7Considerando o contexto político e social do Brasil, marcado por debates sobre racismo estrutural e reconhecimento da história afro-brasileira, como vocês enxergam o papel da Serra da Barriga na educação e conscientização do público?
Jaime Filho: Eu tenho insistido em dizer que a questão racial sempre esteve da porta pra fora da minha casa. Parte de minha infância foi na região do Rio conhecida como Pequena África, mas o letramento racial é bem recente. Insisto nisso para lembrar que muitos não tiveram acesso – por diversas razões – a nomes fundamentais de nossa história. Surge daí o interesse da Serra da Barriga em resgatar a memória para além do terreno da oralidade. É importante registrar em livros as experiências e memórias do nosso povo. Essa e as futuras gerações de negros e negras têm esse direito, de conhecer perspectivas diversas de suas origens.
Andréia Amaral: Grande parte dos artistas, esportistas e celebridades negras que admiramos tem histórias muito parecidas em relação às dificuldades que enfrentaram, ao esforço que tiveram que fazer para ocupar certos espaços, simplesmente por não serem brancos. A gente precisa registrar essas histórias, porque conhecimento liberta. Caminhamos para um futuro em que certos comportamentos não serão mais tolerados, mas não podemos apagar essas histórias, pelo risco de elas parecerem inverossímeis.
Além de “Na Roda do Samba”, quais são os próximos lançamentos programados pela editora?
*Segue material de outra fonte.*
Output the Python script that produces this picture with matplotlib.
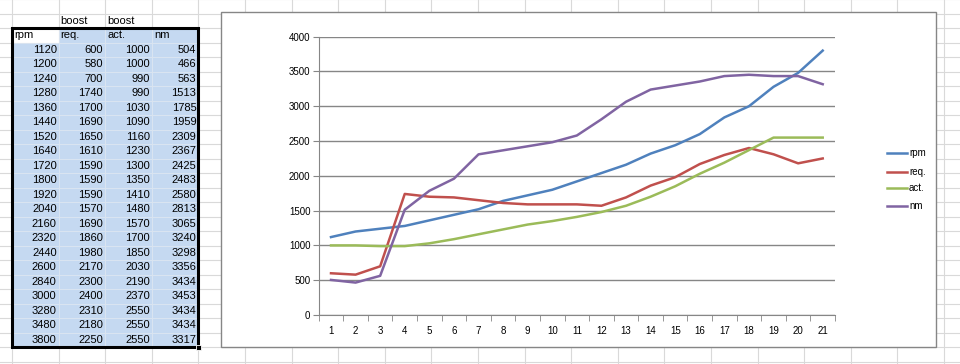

Jaime Filho: Alguns projetos estão em fase de negociação, então ainda é cedo para compartilhar. Mas entre os já contratados, há o lançamento da trilogia biográfica Samba de Oliveira, com livros dedicados a Silas de Oliveira, Paulo da Portela e Cartola. O projeto ganhou esse nome por conta do sobrenome dos três. As obras de autoria de Marília Trindade Barboza, escritas em parceria com Arthur Oliveira (Silas e Cartola) e Lygia Santos Paulo da Portela), ganham nova edição após décadas fora de catálogo.
Dentro da Coleção Batuke, vamos relançar ainda o livro Samba de umbigada, de Edison Carneiro, uma obra raríssima deste intelectual dedicado aos estudos sobre a cultura e o folclore afro-brasileiro.
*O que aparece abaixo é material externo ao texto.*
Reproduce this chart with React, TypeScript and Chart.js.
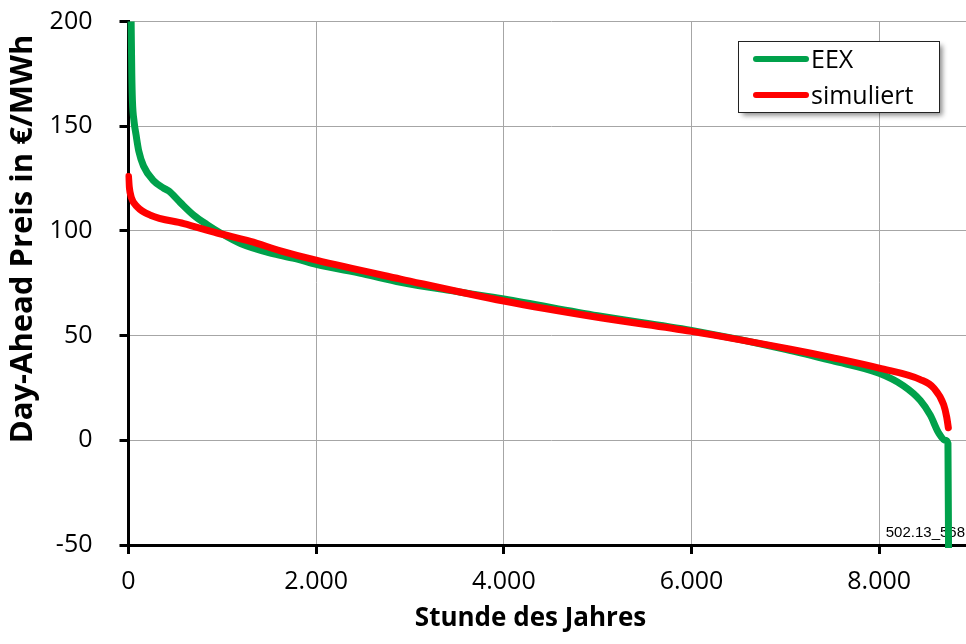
import React, { useEffect, useRef } from "react";
import { Chart, registerables } from "chart.js";

Chart.register(...registerables);

// ---- data ----
const eexHours = [28, 35, 42, 60, 80, 110, 160, 266, 372, 430, 553, 695, 837, 980, 1193, 1548, 1800, 2000, 2500, 2900, 3500, 4000, 5000, 6000, 7000, 7500, 8000, 8260, 8439, 8545, 8634, 8705, 8733, 8740];
const eexPrice = [200, 175, 162, 152, 146, 138, 131, 124, 120.5, 119, 113.5, 107.5, 103, 99, 94, 89, 86.5, 84, 79.5, 75.5, 71, 67.5, 59.5, 52.5, 43.5, 38, 32, 26, 19, 12, 3.5, 0, -1.5, -60];

const simHours = [0, 8, 30, 93, 234, 590, 945, 1300, 1620, 2000, 2900, 4000, 5030, 6000, 7054, 7500, 8000, 8439, 8581, 8687, 8720, 8737];
const simPrice = [126, 121, 116, 111.5, 107.5, 103.5, 99, 95, 90.5, 86, 77, 66.5, 58.5, 52, 43.5, 39.5, 34.5, 29, 25, 17, 11, 6];

const seriesLabels = ["EEX", "simuliert"];
const seriesColors = ["#00a14b", "#ff0000"];
const xTickValues = [0, 2000, 4000, 6000, 8000];
const yTickValues = [-50, 0, 50, 100, 150, 200];
const xTitle = "Stunde des Jahres";
const yTitle = "Day-Ahead Preis in €/MWh";
const noteText = "502.13_568";

const fmt = (v: number) => String(v).replace(/\B(?=(\d{3})+(?!\d))/g, ".");

const noteAndTitles = {
  id: "noteAndTitles",
  beforeDatasetsDraw(chart: any) {
    const ctx = chart.ctx;
    ctx.save();
    ctx.fillStyle = "#000";
    ctx.font = "15px 'Liberation Sans'";
    ctx.textAlign = "right";
    ctx.textBaseline = "alphabetic";
    ctx.fillText(noteText, 965, 537);
    ctx.restore();
  },
  afterDraw(chart: any) {
    const ctx = chart.ctx;
    ctx.save();
    ctx.fillStyle = "#000";
    ctx.font = "bold 26px 'Open Sans'";
    ctx.textAlign = "center";
    ctx.textBaseline = "alphabetic";
    ctx.fillText(xTitle, 530.5, 626);
    ctx.save();
    ctx.translate(32, 239);
    ctx.rotate(-Math.PI / 2);
    ctx.font = "bold 31px 'Open Sans'";
    ctx.fillText(yTitle, 0, 0);
    ctx.restore();

    // legend box
    const bx = 738.5, by = 41.5, bw = 201, bh = 71;
    ctx.save();
    ctx.shadowColor = "rgba(0,0,0,0.45)";
    ctx.shadowBlur = 5;
    ctx.shadowOffsetX = 3;
    ctx.shadowOffsetY = 3;
    ctx.fillStyle = "#fff";
    ctx.fillRect(bx, by, bw, bh);
    ctx.restore();
    ctx.strokeStyle = "#222";
    ctx.lineWidth = 1;
    ctx.strokeRect(bx, by, bw, bh);
    const rows = [59, 95];
    seriesLabels.forEach((lab, i) => {
      ctx.strokeStyle = seriesColors[i];
      ctx.lineWidth = 6;
      ctx.lineCap = "round";
      ctx.beginPath();
      ctx.moveTo(756, rows[i]);
      ctx.lineTo(806, rows[i]);
      ctx.stroke();
      ctx.fillStyle = "#000";
      ctx.font = "25px 'Open Sans'";
      ctx.textAlign = "left";
      ctx.fillText(lab, 811, rows[i] + 8.5);
    });
    ctx.restore();
  },
};

export default function App() {
  const ref = useRef<HTMLCanvasElement | null>(null);
  useEffect(() => {
    const canvas = ref.current;
    if (!canvas) return;
    const chart = new Chart(canvas, {
      type: "line",
      data: {
        datasets: [
          {
            label: seriesLabels[0],
            data: eexHours.map((h, i) => ({ x: h, y: eexPrice[i] })),
            borderColor: seriesColors[0],
            backgroundColor: seriesColors[0],
            borderWidth: 7,
            pointRadius: 0,
            cubicInterpolationMode: "monotone",
            borderCapStyle: "round",
            borderJoinStyle: "round",
            order: 2,
            clip: { left: 3, top: 0, right: 10, bottom: 3 },
          },
          {
            label: seriesLabels[1],
            data: simHours.map((h, i) => ({ x: h, y: simPrice[i] })),
            borderColor: seriesColors[1],
            backgroundColor: seriesColors[1],
            borderWidth: 7,
            pointRadius: 0,
            cubicInterpolationMode: "monotone",
            borderCapStyle: "round",
            borderJoinStyle: "round",
            order: 1,
            clip: { left: 3, top: 0, right: 10, bottom: 3 },
          },
        ],
      },
      options: {
        animation: false,
        responsive: false,
        devicePixelRatio: 1,
        layout: { padding: { left: 0, top: 21.5, right: 7, bottom: 0 } },
        plugins: { legend: { display: false }, tooltip: { enabled: false } },
        scales: {
          x: {
            type: "linear",
            min: 0,
            max: 9000,
            afterBuildTicks: (s: any) => {
              s.ticks = xTickValues.map((v) => ({ value: v }));
            },
            afterFit: (s: any) => {
              s.height = 99;
              s.paddingLeft = 0;
              s.paddingRight = 0;
            },
            ticks: {
              font: { family: "'Open Sans'", size: 25 },
              color: "#000",
              padding: 13,
              maxRotation: 0,
              callback: (v: any) => fmt(Number(v)),
            },
            grid: { color: "#a6a6a6", lineWidth: 1, tickLength: 9, tickColor: "#000", tickWidth: 3 },
            border: { color: "#000", width: 3 },
          },
          y: {
            type: "linear",
            min: -50,
            max: 200,
            afterBuildTicks: (s: any) => {
              s.ticks = yTickValues.map((v) => ({ value: v }));
            },
            afterFit: (s: any) => {
              s.width = 128.5;
              s.paddingTop = 0;
              s.paddingBottom = 0;
            },
            ticks: {
              font: { family: "'Open Sans'", size: 25 },
              color: "#000",
              padding: 27,
              callback: (v: any) => fmt(Number(v)),
            },
            grid: { color: "#a6a6a6", lineWidth: 1, tickLength: 9, tickColor: "#000", tickWidth: 3 },
            border: { color: "#000", width: 3 },
          },
        },
      },
      plugins: [noteAndTitles],
    } as any);
    return () => chart.destroy();
  }, []);

  return (
    <div style={{ position: "fixed", left: 0, top: 0, width: 966, height: 644, overflow: "hidden", background: "#fff" }}>
      <canvas ref={ref} width={980} height={644} style={{ display: "block", width: 980, height: 644 }} />
    </div>
  );
}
Quais são as expectativas da Serra da Barriga para o futuro? Vocês têm planos ambiciosos para expandir o catálogo e influenciar positivamente o cenário literário brasileiro?
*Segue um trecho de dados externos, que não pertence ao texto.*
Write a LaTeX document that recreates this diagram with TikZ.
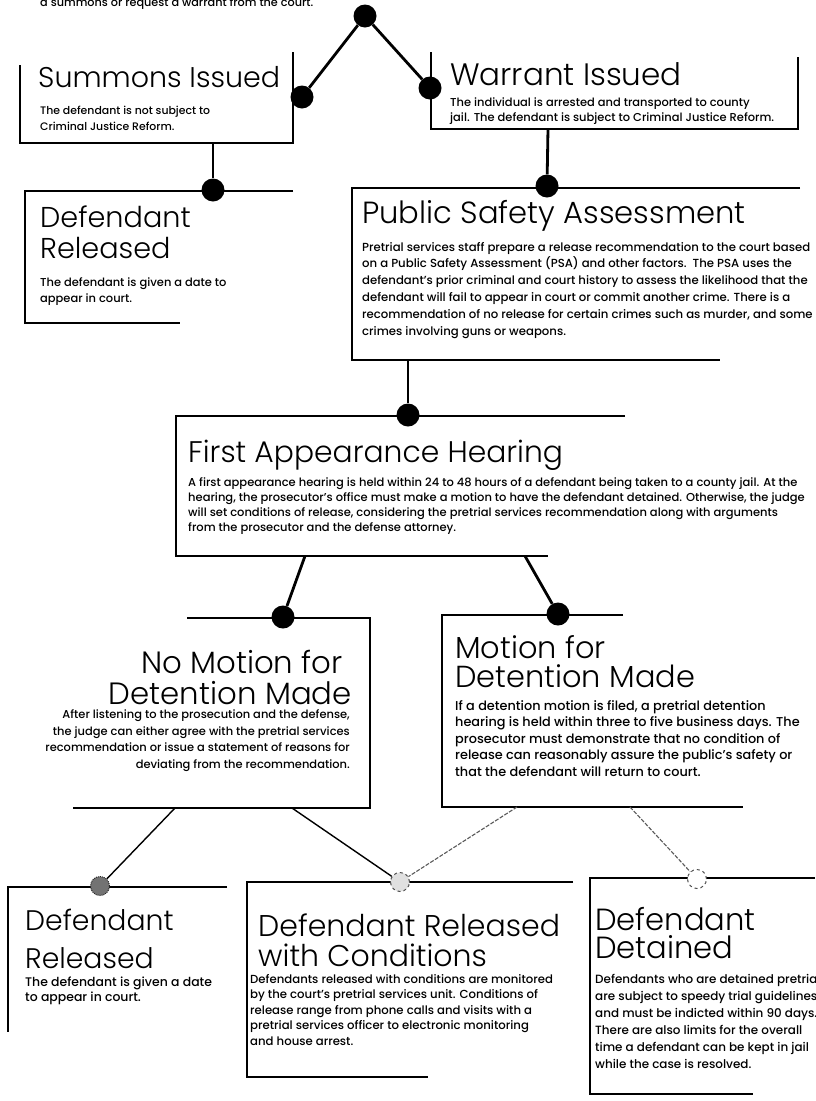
\documentclass[tikz,border=0pt]{standalone}
\usepackage{fontspec}
\IfFontExistsTF{Poppins Medium}{\setmainfont{Poppins Medium}}{\setmainfont{Poppins}}
\IfFontExistsTF{Poppins Light}{\newfontfamily\headfont{Poppins Light}}{\newfontfamily\headfont{Poppins}}

\begin{document}
\begin{tikzpicture}[x=1pt, y=-1pt,
  dot/.style={circle, fill=black, inner sep=0pt, minimum size=23pt},
  gdot/.style={circle, fill=black!55, draw=black!85, densely dotted, line width=1pt, inner sep=0pt, minimum size=19pt},
  odot/.style={circle, draw=black!70, dashed, line width=1pt, fill=white, inner sep=0pt, minimum size=19pt},
  frame/.style={line width=2.6pt},
  link/.style={line width=2.8pt},
  thinlink/.style={line width=1.4pt},
  faintlink/.style={line width=1.1pt, black!65, dash pattern=on 4pt off 1.5pt},
  head/.style={anchor=base west, inner sep=0pt, align=left, font=\headfont\fontsize{30}{31}\selectfont},
  txt/.style={anchor=base west, inner sep=0pt, align=left}]
\useasboundingbox (0,0) rectangle (815,1101);
\clip (0,0) rectangle (815,1101);

\node [txt, font=\fontsize{11.25}{17}\selectfont] (intro) at (40,6) {a summons or request a warrant from the court.};

\draw [frame] (20,65) |- (293,143) -- (293,52);
\draw [frame] (293,191) -| (25,323) -- (180,323);
\draw [frame] (431,52) |- (798,129) -- (798,57);
\draw [frame] (800,188) -| (352,360) -- (720,360);
\draw [frame] (625,416) -| (176,556) -- (548,556);
\draw [frame] (187,618) -| (370,808) -- (73,808);
\draw [frame] (623,615) -| (442,807) -- (743,807);
\draw [frame] (227,887) -| (8,1032);
\draw [frame] (573,882) -| (247,1077) -- (428,1077);
\draw [frame] (815,878) -| (590,1094) -- (753,1094);

\node [head, font=\headfont\fontsize{28.5}{31}\selectfont] (sumT) at (38,87) {Summons Issued};
\node [txt, font=\fontsize{10.9}{16}\selectfont] (sumX) at (40,130) {The defendant is not subject to\\Criminal Justice Reform.};

\node [head, font=\headfont\fontsize{31}{31}\selectfont] (warT) at (450,85) {Warrant Issued};
\node [txt, font=\fontsize{11.45}{15}\selectfont] (warX) at (450,121) {The individual is arrested and transported to county\\jail. The defendant is subject to Criminal Justice Reform.};

\node [head, font=\headfont\fontsize{28.7}{31}\selectfont] (relT) at (40,258) {Defendant\\Released};
\node [txt, font=\fontsize{11.45}{16}\selectfont] (relX) at (40,302) {The defendant is given a date to\\appear in court.};

\node [head, font=\headfont\fontsize{30.6}{31}\selectfont] (psaT) at (362,223) {Public Safety Assessment};
\node [txt, font=\fontsize{11.7}{16.8}\selectfont] (psaX) at (362,335) {Pretrial services staff prepare a release recommendation to the court based\\on a Public Safety Assessment (PSA) and other factors.\ \ The PSA uses the\\defendant's prior criminal and court history to assess the likelihood that the\\defendant will fail to appear in court or commit another crime. There is a\\recommendation of no release for certain crimes such as murder, and some\\crimes involving guns or weapons.};

\node [head, font=\headfont\fontsize{29.8}{31}\selectfont] (fahT) at (188,462) {First Appearance Hearing};
\node [txt, font=\fontsize{11.5}{15}\selectfont] (fahX) at (188,531) {A first appearance hearing is held within 24 to 48 hours of a defendant being taken to a county jail. At the\\hearing, the prosecutor’s office must make a motion to have the defendant detained. Otherwise, the judge\\will set conditions of release, considering the pretrial services recommendation along with arguments\\from the prosecutor and the defense attorney.};

\node [head, anchor=base east, align=right, font=\headfont\fontsize{30.8}{31}\selectfont] (nomT) at (352,704) {No Motion for\kern9pt\\Detention Made};
\node [txt, anchor=base east, align=right, font=\fontsize{11.45}{16.5}\selectfont] (nomX) at (350,768) {After listening to the prosecution and the defense,\\the judge can either agree with the pretrial services\\recommendation or issue a statement of reasons for\\deviating from the recommendation.};

\node [head, font=\headfont\fontsize{30.4}{29}\selectfont] (motT) at (455,687) {Motion for\\Detention Made};
\node [txt, font=\fontsize{12.85}{16.5}\selectfont] (motX) at (455,776) {If a detention motion is filed, a pretrial detention\\hearing is held within three to five business days. The\\prosecutor must demonstrate that no condition of\\release can reasonably assure the public’s safety or\\that the defendant will return to court.};

\node [head, font=\headfont\fontsize{28.3}{38}\selectfont] (relbT) at (25,968) {Defendant\\Released};
\node [txt, font=\fontsize{12.45}{15}\selectfont] (relbX) at (25,1001) {The defendant is given a date\\to appear in court.};

\node [head, font=\headfont\fontsize{30}{30}\selectfont] (condT) at (258,966) {Defendant Released\\with Conditions};
\node [txt, font=\fontsize{11.7}{15.5}\selectfont] (condX) at (250,1045) {Defendants released with conditions are monitored\\by the court’s pretrial services unit. Conditions of\\release range from phone calls and visits with a\\pretrial services officer to electronic monitoring\\and house arrest.};

\node [head, font=\headfont\fontsize{30.6}{28}\selectfont] (detT) at (595,958) {Defendant\\Detained};
\node [txt, font=\fontsize{11.95}{17}\selectfont] (detX) at (595,1068) {Defendants who are detained pretrial\\are subject to speedy trial guidelines\\and must be indicted within 90 days.\\There are also limits for the overall\\time a defendant can be kept in jail\\while the case is resolved.};

\node [dot] (top) at (365,16) {};
\node [dot] (sum) at (302,97) {};
\node [dot] (war) at (430,88) {};
\node [dot] (rel) at (213,190) {};
\node [dot] (psa) at (547,186) {};
\node [dot] (fah) at (408,415) {};
\node [dot] (nom) at (283,617) {};
\node [dot] (mot) at (558,614) {};
\node [gdot] (relb) at (100,886) {};
\node [odot, fill=black!12] (cond) at (400,882) {};
\node [odot] (det) at (697,879) {};

\coordinate (sumB) at (213,143);
\coordinate (warB) at (548,129);
\coordinate (psaB) at (408,360);
\coordinate (fahL) at (305,556);
\coordinate (fahR) at (525,556);
\coordinate (nomL) at (175,808);
\coordinate (nomR) at (292,808);
\coordinate (motL) at (517,807);
\coordinate (motR) at (630,807);

\draw [link] (top) -- (sum);
\draw [link] (top) -- (war);
\draw [link] (sumB) -- (rel);
\draw [link] (warB) -- (psa);
\draw [link] (psaB) -- (fah);
\draw [link] (fahL) -- (nom);
\draw [link] (fahR) -- (mot);
\draw [thinlink] (nomL) -- (relb);
\draw [thinlink] (nomR) -- (cond);
\draw [faintlink] (motL) -- (cond);
\draw [faintlink] (motR) -- (det);
\end{tikzpicture}
\end{document}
Jaime Filho: Acreditamos que podemos contribuir para a construção de uma maior diversidade cultural afro-brasileira, sobretudo no que diz respeito à memória e à música. Nosso objetivo é consolidar a Serra da Barriga como uma casa editorial de referência na preservação da memória e na divulgação das histórias e origens da comunidade negra no Brasil.
Existem editoras mais voltadas à literatura de ficção; existem as casas editoriais publicando livros sobre o pensamento dos intelectuais negros e é excelente e necessário que elas existam. O diferencial da Serra da Barriga está na representatividade, na possibilidade de ver outros negros inspiradores na capa de nossos livros. Acreditamos que esse é um outro degrau do letramento racial. Há um público relevante interessado em suas origens, em suas histórias e em busca de identificação com histórias que o inspire e faça seguir adiante. Dentro desse escopo, tudo nos interessa. São a esses campos de atuação que estamos dedicados.